**Information provided:**
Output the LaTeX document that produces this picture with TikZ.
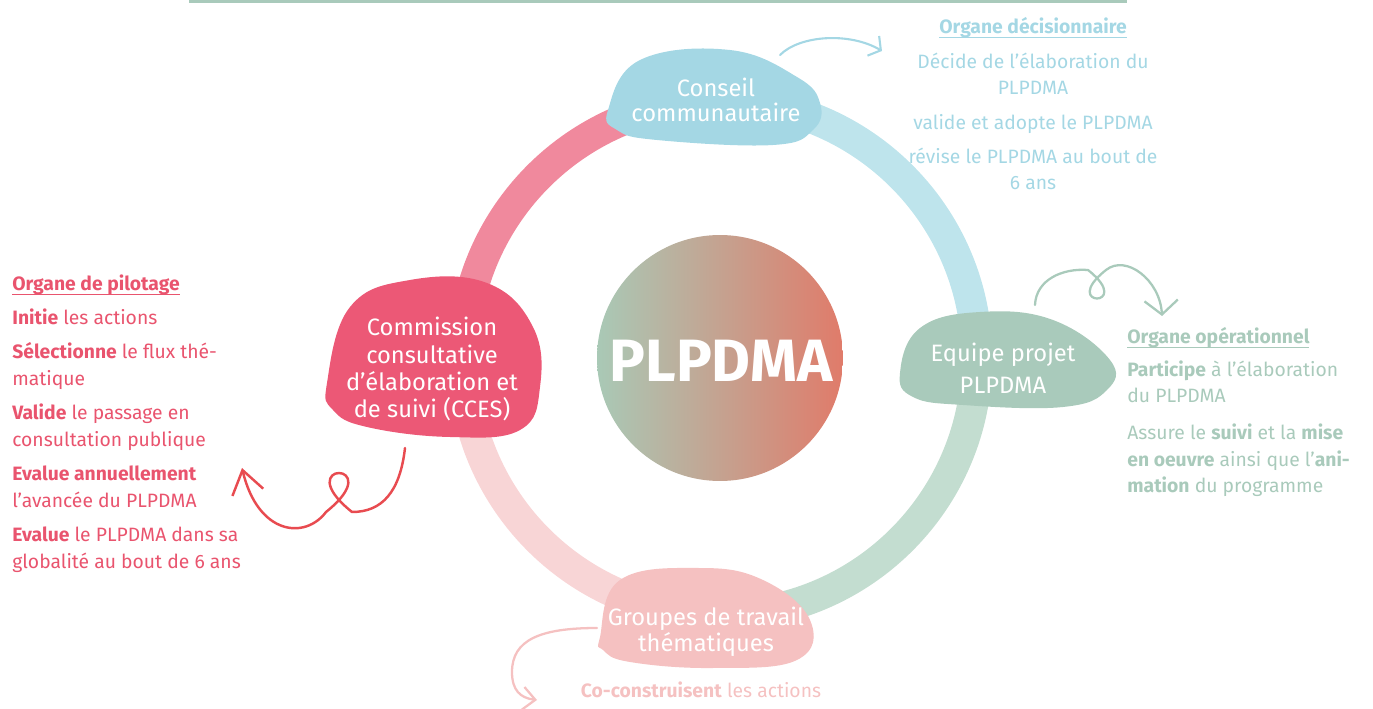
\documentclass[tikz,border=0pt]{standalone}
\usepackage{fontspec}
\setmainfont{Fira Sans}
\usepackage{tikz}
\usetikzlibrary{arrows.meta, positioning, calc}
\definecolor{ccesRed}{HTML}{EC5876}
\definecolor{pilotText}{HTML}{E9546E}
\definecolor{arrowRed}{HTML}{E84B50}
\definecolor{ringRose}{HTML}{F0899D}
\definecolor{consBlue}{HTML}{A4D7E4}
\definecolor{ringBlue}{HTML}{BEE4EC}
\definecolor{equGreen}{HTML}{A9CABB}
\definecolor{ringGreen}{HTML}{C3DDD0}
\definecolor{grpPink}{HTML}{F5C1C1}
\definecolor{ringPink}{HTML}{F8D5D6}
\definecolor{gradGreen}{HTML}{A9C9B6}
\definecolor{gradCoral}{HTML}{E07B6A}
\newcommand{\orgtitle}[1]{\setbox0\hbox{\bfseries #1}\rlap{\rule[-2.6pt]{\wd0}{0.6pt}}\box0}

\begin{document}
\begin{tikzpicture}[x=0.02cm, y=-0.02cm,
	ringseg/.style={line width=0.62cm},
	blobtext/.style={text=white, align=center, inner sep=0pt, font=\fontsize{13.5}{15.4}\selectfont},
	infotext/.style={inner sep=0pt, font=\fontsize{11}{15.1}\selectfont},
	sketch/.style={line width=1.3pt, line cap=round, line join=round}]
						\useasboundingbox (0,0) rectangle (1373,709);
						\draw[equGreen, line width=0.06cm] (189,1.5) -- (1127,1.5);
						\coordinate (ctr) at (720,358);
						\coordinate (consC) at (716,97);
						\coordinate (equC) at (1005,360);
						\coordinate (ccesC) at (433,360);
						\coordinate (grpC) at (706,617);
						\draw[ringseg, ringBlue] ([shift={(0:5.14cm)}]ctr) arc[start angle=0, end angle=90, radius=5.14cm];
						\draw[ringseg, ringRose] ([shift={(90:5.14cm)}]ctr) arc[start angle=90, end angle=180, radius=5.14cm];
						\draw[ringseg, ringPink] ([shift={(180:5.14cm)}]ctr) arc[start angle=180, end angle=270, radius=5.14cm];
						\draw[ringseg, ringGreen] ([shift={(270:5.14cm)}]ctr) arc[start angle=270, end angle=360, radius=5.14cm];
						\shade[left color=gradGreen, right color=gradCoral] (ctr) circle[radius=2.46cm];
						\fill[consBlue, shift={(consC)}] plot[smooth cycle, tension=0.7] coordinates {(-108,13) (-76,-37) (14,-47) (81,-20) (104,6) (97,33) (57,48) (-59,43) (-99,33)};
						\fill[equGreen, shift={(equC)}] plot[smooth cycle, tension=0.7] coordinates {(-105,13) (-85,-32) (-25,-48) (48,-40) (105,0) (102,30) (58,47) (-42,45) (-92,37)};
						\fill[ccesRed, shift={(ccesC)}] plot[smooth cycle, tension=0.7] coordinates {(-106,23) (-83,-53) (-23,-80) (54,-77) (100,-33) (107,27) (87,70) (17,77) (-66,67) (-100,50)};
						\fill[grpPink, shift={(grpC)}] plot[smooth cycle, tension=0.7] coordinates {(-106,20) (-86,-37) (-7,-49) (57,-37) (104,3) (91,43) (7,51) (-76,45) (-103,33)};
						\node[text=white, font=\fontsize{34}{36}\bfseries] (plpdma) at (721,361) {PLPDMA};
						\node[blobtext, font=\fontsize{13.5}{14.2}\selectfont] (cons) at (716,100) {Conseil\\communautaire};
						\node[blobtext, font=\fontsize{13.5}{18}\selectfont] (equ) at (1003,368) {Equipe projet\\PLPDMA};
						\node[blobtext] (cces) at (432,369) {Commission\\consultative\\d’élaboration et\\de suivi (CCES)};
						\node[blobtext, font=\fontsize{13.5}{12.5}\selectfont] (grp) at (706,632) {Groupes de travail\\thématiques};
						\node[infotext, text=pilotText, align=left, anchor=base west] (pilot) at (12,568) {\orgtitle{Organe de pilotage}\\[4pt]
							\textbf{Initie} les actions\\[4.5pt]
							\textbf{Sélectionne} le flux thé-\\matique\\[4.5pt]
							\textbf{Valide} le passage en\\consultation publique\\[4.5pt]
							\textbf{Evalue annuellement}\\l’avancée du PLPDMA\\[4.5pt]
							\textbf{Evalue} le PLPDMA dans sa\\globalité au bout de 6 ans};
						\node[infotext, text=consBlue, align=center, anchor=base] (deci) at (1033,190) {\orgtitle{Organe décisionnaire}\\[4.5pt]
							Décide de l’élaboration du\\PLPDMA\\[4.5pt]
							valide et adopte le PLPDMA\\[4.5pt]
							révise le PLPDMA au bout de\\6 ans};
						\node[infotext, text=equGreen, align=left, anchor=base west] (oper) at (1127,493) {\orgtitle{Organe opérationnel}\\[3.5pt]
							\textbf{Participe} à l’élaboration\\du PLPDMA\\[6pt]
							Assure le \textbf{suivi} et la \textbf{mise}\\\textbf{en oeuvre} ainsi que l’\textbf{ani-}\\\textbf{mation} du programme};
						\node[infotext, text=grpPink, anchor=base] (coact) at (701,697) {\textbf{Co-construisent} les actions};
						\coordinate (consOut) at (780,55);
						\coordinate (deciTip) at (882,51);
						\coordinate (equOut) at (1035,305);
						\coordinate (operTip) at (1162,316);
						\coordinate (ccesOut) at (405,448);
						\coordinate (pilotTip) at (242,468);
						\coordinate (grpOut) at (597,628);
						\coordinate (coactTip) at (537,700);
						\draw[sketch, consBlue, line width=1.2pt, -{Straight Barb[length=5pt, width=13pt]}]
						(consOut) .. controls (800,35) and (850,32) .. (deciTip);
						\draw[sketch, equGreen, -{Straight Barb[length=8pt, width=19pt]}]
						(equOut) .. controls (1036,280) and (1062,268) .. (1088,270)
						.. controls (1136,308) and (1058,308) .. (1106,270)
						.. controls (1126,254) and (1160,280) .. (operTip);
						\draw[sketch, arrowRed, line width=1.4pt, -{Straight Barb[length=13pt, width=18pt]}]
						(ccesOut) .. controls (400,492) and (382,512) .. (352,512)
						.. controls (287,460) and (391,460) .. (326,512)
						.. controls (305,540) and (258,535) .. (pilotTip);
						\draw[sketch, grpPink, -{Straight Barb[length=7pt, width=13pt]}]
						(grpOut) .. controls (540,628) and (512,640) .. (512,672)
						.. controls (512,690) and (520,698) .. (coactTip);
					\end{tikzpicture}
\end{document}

**Required work:** Every line above should be returned word for word, with the pictures left behind.

**Result of this task:**
Output the LaTeX document that produces this picture with TikZ.
\documentclass[tikz,border=0pt]{standalone}
\usepackage{fontspec}
\setmainfont{Fira Sans}
\usepackage{tikz}
\usetikzlibrary{arrows.meta, positioning, calc}
\definecolor{ccesRed}{HTML}{EC5876}
\definecolor{pilotText}{HTML}{E9546E}
\definecolor{arrowRed}{HTML}{E84B50}
\definecolor{ringRose}{HTML}{F0899D}
\definecolor{consBlue}{HTML}{A4D7E4}
\definecolor{ringBlue}{HTML}{BEE4EC}
\definecolor{equGreen}{HTML}{A9CABB}
\definecolor{ringGreen}{HTML}{C3DDD0}
\definecolor{grpPink}{HTML}{F5C1C1}
\definecolor{ringPink}{HTML}{F8D5D6}
\definecolor{gradGreen}{HTML}{A9C9B6}
\definecolor{gradCoral}{HTML}{E07B6A}
\newcommand{\orgtitle}[1]{\setbox0\hbox{\bfseries #1}\rlap{\rule[-2.6pt]{\wd0}{0.6pt}}\box0}

\begin{document}
\begin{tikzpicture}[x=0.02cm, y=-0.02cm,
	ringseg/.style={line width=0.62cm},
	blobtext/.style={text=white, align=center, inner sep=0pt, font=\fontsize{13.5}{15.4}\selectfont},
	infotext/.style={inner sep=0pt, font=\fontsize{11}{15.1}\selectfont},
	sketch/.style={line width=1.3pt, line cap=round, line join=round}]
						\useasboundingbox (0,0) rectangle (1373,709);
						\draw[equGreen, line width=0.06cm] (189,1.5) -- (1127,1.5);
						\coordinate (ctr) at (720,358);
						\coordinate (consC) at (716,97);
						\coordinate (equC) at (1005,360);
						\coordinate (ccesC) at (433,360);
						\coordinate (grpC) at (706,617);
						\draw[ringseg, ringBlue] ([shift={(0:5.14cm)}]ctr) arc[start angle=0, end angle=90, radius=5.14cm];
						\draw[ringseg, ringRose] ([shift={(90:5.14cm)}]ctr) arc[start angle=90, end angle=180, radius=5.14cm];
						\draw[ringseg, ringPink] ([shift={(180:5.14cm)}]ctr) arc[start angle=180, end angle=270, radius=5.14cm];
						\draw[ringseg, ringGreen] ([shift={(270:5.14cm)}]ctr) arc[start angle=270, end angle=360, radius=5.14cm];
						\shade[left color=gradGreen, right color=gradCoral] (ctr) circle[radius=2.46cm];
						\fill[consBlue, shift={(consC)}] plot[smooth cycle, tension=0.7] coordinates {(-108,13) (-76,-37) (14,-47) (81,-20) (104,6) (97,33) (57,48) (-59,43) (-99,33)};
						\fill[equGreen, shift={(equC)}] plot[smooth cycle, tension=0.7] coordinates {(-105,13) (-85,-32) (-25,-48) (48,-40) (105,0) (102,30) (58,47) (-42,45) (-92,37)};
						\fill[ccesRed, shift={(ccesC)}] plot[smooth cycle, tension=0.7] coordinates {(-106,23) (-83,-53) (-23,-80) (54,-77) (100,-33) (107,27) (87,70) (17,77) (-66,67) (-100,50)};
						\fill[grpPink, shift={(grpC)}] plot[smooth cycle, tension=0.7] coordinates {(-106,20) (-86,-37) (-7,-49) (57,-37) (104,3) (91,43) (7,51) (-76,45) (-103,33)};
						\node[text=white, font=\fontsize{34}{36}\bfseries] (plpdma) at (721,361) {PLPDMA};
						\node[blobtext, font=\fontsize{13.5}{14.2}\selectfont] (cons) at (716,100) {Conseil\\communautaire};
						\node[blobtext, font=\fontsize{13.5}{18}\selectfont] (equ) at (1003,368) {Equipe projet\\PLPDMA};
						\node[blobtext] (cces) at (432,369) {Commission\\consultative\\d’élaboration et\\de suivi (CCES)};
						\node[blobtext, font=\fontsize{13.5}{12.5}\selectfont] (grp) at (706,632) {Groupes de travail\\thématiques};
						\node[infotext, text=pilotText, align=left, anchor=base west] (pilot) at (12,568) {\orgtitle{Organe de pilotage}\\[4pt]
							\textbf{Initie} les actions\\[4.5pt]
							\textbf{Sélectionne} le flux thé-\\matique\\[4.5pt]
							\textbf{Valide} le passage en\\consultation publique\\[4.5pt]
							\textbf{Evalue annuellement}\\l’avancée du PLPDMA\\[4.5pt]
							\textbf{Evalue} le PLPDMA dans sa\\globalité au bout de 6 ans};
						\node[infotext, text=consBlue, align=center, anchor=base] (deci) at (1033,190) {\orgtitle{Organe décisionnaire}\\[4.5pt]
							Décide de l’élaboration du\\PLPDMA\\[4.5pt]
							valide et adopte le PLPDMA\\[4.5pt]
							révise le PLPDMA au bout de\\6 ans};
						\node[infotext, text=equGreen, align=left, anchor=base west] (oper) at (1127,493) {\orgtitle{Organe opérationnel}\\[3.5pt]
							\textbf{Participe} à l’élaboration\\du PLPDMA\\[6pt]
							Assure le \textbf{suivi} et la \textbf{mise}\\\textbf{en oeuvre} ainsi que l’\textbf{ani-}\\\textbf{mation} du programme};
						\node[infotext, text=grpPink, anchor=base] (coact) at (701,697) {\textbf{Co-construisent} les actions};
						\coordinate (consOut) at (780,55);
						\coordinate (deciTip) at (882,51);
						\coordinate (equOut) at (1035,305);
						\coordinate (operTip) at (1162,316);
						\coordinate (ccesOut) at (405,448);
						\coordinate (pilotTip) at (242,468);
						\coordinate (grpOut) at (597,628);
						\coordinate (coactTip) at (537,700);
						\draw[sketch, consBlue, line width=1.2pt, -{Straight Barb[length=5pt, width=13pt]}]
						(consOut) .. controls (800,35) and (850,32) .. (deciTip);
						\draw[sketch, equGreen, -{Straight Barb[length=8pt, width=19pt]}]
						(equOut) .. controls (1036,280) and (1062,268) .. (1088,270)
						.. controls (1136,308) and (1058,308) .. (1106,270)
						.. controls (1126,254) and (1160,280) .. (operTip);
						\draw[sketch, arrowRed, line width=1.4pt, -{Straight Barb[length=13pt, width=18pt]}]
						(ccesOut) .. controls (400,492) and (382,512) .. (352,512)
						.. controls (287,460) and (391,460) .. (326,512)
						.. controls (305,540) and (258,535) .. (pilotTip);
						\draw[sketch, grpPink, -{Straight Barb[length=7pt, width=13pt]}]
						(grpOut) .. controls (540,628) and (512,640) .. (512,672)
						.. controls (512,690) and (520,698) .. (coactTip);
					\end{tikzpicture}
\end{document}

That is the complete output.